>> Begin INPUT DATA
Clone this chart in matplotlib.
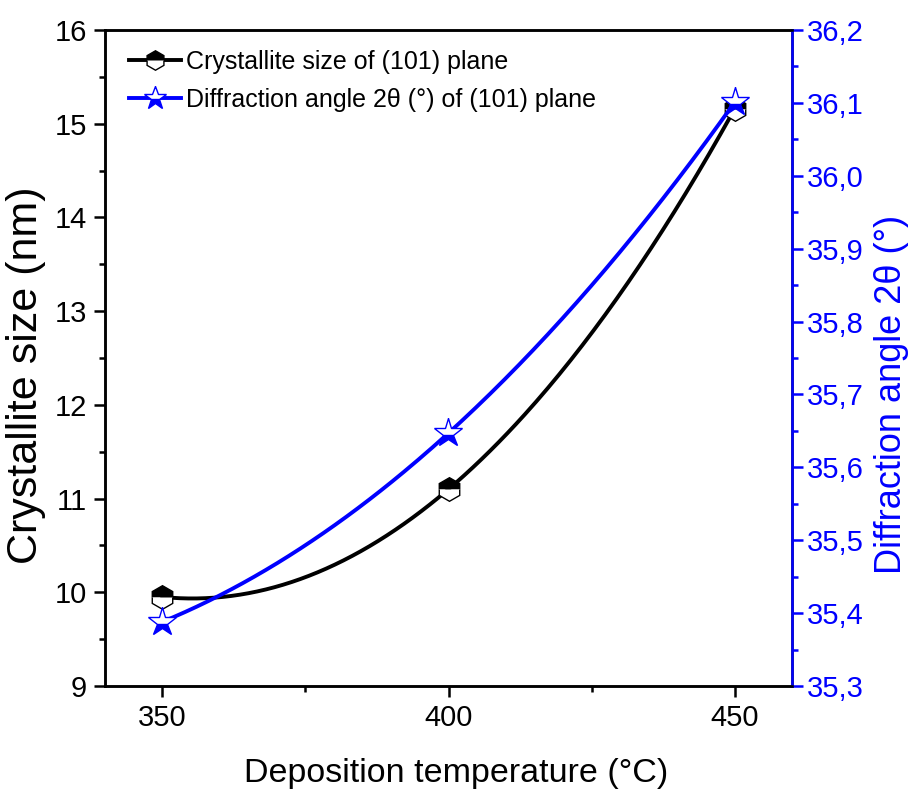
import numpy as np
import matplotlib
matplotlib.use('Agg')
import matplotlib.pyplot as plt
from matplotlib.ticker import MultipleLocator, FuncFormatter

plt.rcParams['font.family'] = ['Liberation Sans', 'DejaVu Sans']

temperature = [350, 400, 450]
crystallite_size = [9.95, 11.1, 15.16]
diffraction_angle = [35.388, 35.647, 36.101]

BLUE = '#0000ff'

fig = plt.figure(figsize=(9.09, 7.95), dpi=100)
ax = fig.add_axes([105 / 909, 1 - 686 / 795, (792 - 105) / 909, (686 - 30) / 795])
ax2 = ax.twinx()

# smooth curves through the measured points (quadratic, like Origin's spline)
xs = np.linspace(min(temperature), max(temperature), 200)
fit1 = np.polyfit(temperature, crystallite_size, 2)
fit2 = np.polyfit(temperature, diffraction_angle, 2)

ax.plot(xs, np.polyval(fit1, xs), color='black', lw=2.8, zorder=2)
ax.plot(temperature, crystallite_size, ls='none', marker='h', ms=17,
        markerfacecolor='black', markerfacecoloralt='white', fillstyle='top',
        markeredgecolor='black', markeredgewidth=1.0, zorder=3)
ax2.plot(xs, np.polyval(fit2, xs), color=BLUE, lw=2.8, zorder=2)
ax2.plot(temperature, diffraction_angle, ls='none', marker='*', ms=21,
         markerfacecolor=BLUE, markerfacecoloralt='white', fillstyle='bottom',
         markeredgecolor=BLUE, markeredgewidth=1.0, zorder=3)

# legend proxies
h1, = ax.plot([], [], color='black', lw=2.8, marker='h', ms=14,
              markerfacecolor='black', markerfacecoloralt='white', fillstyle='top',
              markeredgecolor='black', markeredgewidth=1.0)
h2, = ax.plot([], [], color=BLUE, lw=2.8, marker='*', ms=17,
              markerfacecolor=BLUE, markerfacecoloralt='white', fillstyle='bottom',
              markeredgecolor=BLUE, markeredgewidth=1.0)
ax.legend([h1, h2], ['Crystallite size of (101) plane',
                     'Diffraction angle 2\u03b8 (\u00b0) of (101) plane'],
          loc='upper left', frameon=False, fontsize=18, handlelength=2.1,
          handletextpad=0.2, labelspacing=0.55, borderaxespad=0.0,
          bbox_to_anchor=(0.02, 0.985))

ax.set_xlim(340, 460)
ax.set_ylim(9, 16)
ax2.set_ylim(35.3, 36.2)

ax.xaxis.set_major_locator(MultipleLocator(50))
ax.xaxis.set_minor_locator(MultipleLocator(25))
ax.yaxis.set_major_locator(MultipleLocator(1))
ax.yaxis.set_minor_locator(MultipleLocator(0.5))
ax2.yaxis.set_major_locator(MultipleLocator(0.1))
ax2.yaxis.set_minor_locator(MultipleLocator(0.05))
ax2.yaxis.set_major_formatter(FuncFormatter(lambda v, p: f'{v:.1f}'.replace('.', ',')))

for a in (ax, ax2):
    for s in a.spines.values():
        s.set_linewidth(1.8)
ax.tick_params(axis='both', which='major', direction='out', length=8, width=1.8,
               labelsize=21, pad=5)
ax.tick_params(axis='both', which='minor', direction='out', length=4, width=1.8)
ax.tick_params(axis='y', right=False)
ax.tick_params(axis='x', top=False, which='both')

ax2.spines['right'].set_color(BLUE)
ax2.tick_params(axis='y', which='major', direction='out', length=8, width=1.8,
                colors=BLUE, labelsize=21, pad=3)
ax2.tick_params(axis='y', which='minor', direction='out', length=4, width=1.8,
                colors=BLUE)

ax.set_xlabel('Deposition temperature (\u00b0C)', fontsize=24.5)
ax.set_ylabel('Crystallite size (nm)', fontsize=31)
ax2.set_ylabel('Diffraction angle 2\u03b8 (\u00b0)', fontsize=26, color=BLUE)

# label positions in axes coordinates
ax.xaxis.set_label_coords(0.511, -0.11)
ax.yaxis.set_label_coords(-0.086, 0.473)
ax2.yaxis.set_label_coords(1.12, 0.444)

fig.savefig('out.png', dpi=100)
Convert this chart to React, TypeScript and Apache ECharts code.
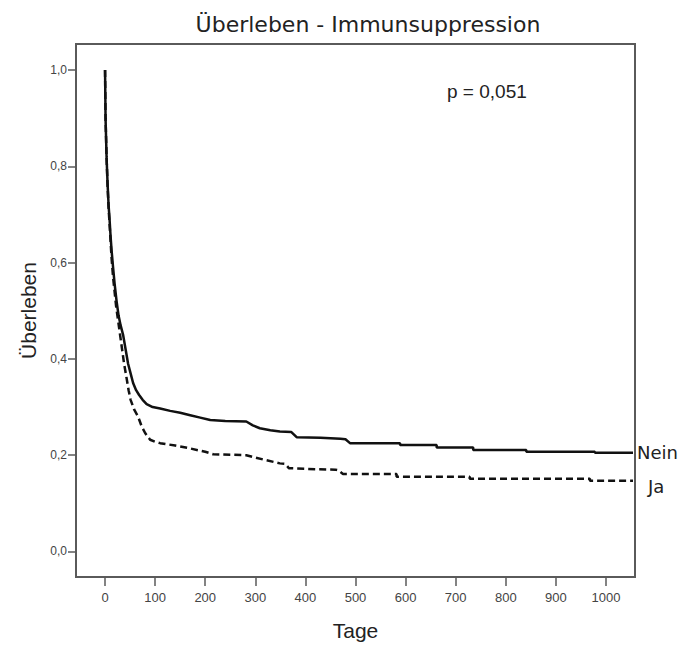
>> End INPUT DATA
» WRITTEN REQUEST
Could you repeat all of the material exactly? Pictures should not be copied.

» RESULT FOR THIS TASK
Clone this chart in matplotlib.
import numpy as np
import matplotlib
matplotlib.use('Agg')
import matplotlib.pyplot as plt
from matplotlib.ticker import MultipleLocator, FuncFormatter

plt.rcParams['font.family'] = ['Liberation Sans', 'DejaVu Sans']

temperature = [350, 400, 450]
crystallite_size = [9.95, 11.1, 15.16]
diffraction_angle = [35.388, 35.647, 36.101]

BLUE = '#0000ff'

fig = plt.figure(figsize=(9.09, 7.95), dpi=100)
ax = fig.add_axes([105 / 909, 1 - 686 / 795, (792 - 105) / 909, (686 - 30) / 795])
ax2 = ax.twinx()

# smooth curves through the measured points (quadratic, like Origin's spline)
xs = np.linspace(min(temperature), max(temperature), 200)
fit1 = np.polyfit(temperature, crystallite_size, 2)
fit2 = np.polyfit(temperature, diffraction_angle, 2)

ax.plot(xs, np.polyval(fit1, xs), color='black', lw=2.8, zorder=2)
ax.plot(temperature, crystallite_size, ls='none', marker='h', ms=17,
        markerfacecolor='black', markerfacecoloralt='white', fillstyle='top',
        markeredgecolor='black', markeredgewidth=1.0, zorder=3)
ax2.plot(xs, np.polyval(fit2, xs), color=BLUE, lw=2.8, zorder=2)
ax2.plot(temperature, diffraction_angle, ls='none', marker='*', ms=21,
         markerfacecolor=BLUE, markerfacecoloralt='white', fillstyle='bottom',
         markeredgecolor=BLUE, markeredgewidth=1.0, zorder=3)

# legend proxies
h1, = ax.plot([], [], color='black', lw=2.8, marker='h', ms=14,
              markerfacecolor='black', markerfacecoloralt='white', fillstyle='top',
              markeredgecolor='black', markeredgewidth=1.0)
h2, = ax.plot([], [], color=BLUE, lw=2.8, marker='*', ms=17,
              markerfacecolor=BLUE, markerfacecoloralt='white', fillstyle='bottom',
              markeredgecolor=BLUE, markeredgewidth=1.0)
ax.legend([h1, h2], ['Crystallite size of (101) plane',
                     'Diffraction angle 2\u03b8 (\u00b0) of (101) plane'],
          loc='upper left', frameon=False, fontsize=18, handlelength=2.1,
          handletextpad=0.2, labelspacing=0.55, borderaxespad=0.0,
          bbox_to_anchor=(0.02, 0.985))

ax.set_xlim(340, 460)
ax.set_ylim(9, 16)
ax2.set_ylim(35.3, 36.2)

ax.xaxis.set_major_locator(MultipleLocator(50))
ax.xaxis.set_minor_locator(MultipleLocator(25))
ax.yaxis.set_major_locator(MultipleLocator(1))
ax.yaxis.set_minor_locator(MultipleLocator(0.5))
ax2.yaxis.set_major_locator(MultipleLocator(0.1))
ax2.yaxis.set_minor_locator(MultipleLocator(0.05))
ax2.yaxis.set_major_formatter(FuncFormatter(lambda v, p: f'{v:.1f}'.replace('.', ',')))

for a in (ax, ax2):
    for s in a.spines.values():
        s.set_linewidth(1.8)
ax.tick_params(axis='both', which='major', direction='out', length=8, width=1.8,
               labelsize=21, pad=5)
ax.tick_params(axis='both', which='minor', direction='out', length=4, width=1.8)
ax.tick_params(axis='y', right=False)
ax.tick_params(axis='x', top=False, which='both')

ax2.spines['right'].set_color(BLUE)
ax2.tick_params(axis='y', which='major', direction='out', length=8, width=1.8,
                colors=BLUE, labelsize=21, pad=3)
ax2.tick_params(axis='y', which='minor', direction='out', length=4, width=1.8,
                colors=BLUE)

ax.set_xlabel('Deposition temperature (\u00b0C)', fontsize=24.5)
ax.set_ylabel('Crystallite size (nm)', fontsize=31)
ax2.set_ylabel('Diffraction angle 2\u03b8 (\u00b0)', fontsize=26, color=BLUE)

# label positions in axes coordinates
ax.xaxis.set_label_coords(0.511, -0.11)
ax.yaxis.set_label_coords(-0.086, 0.473)
ax2.yaxis.set_label_coords(1.12, 0.444)

fig.savefig('out.png', dpi=100)
Convert this chart to React, TypeScript and Apache ECharts code.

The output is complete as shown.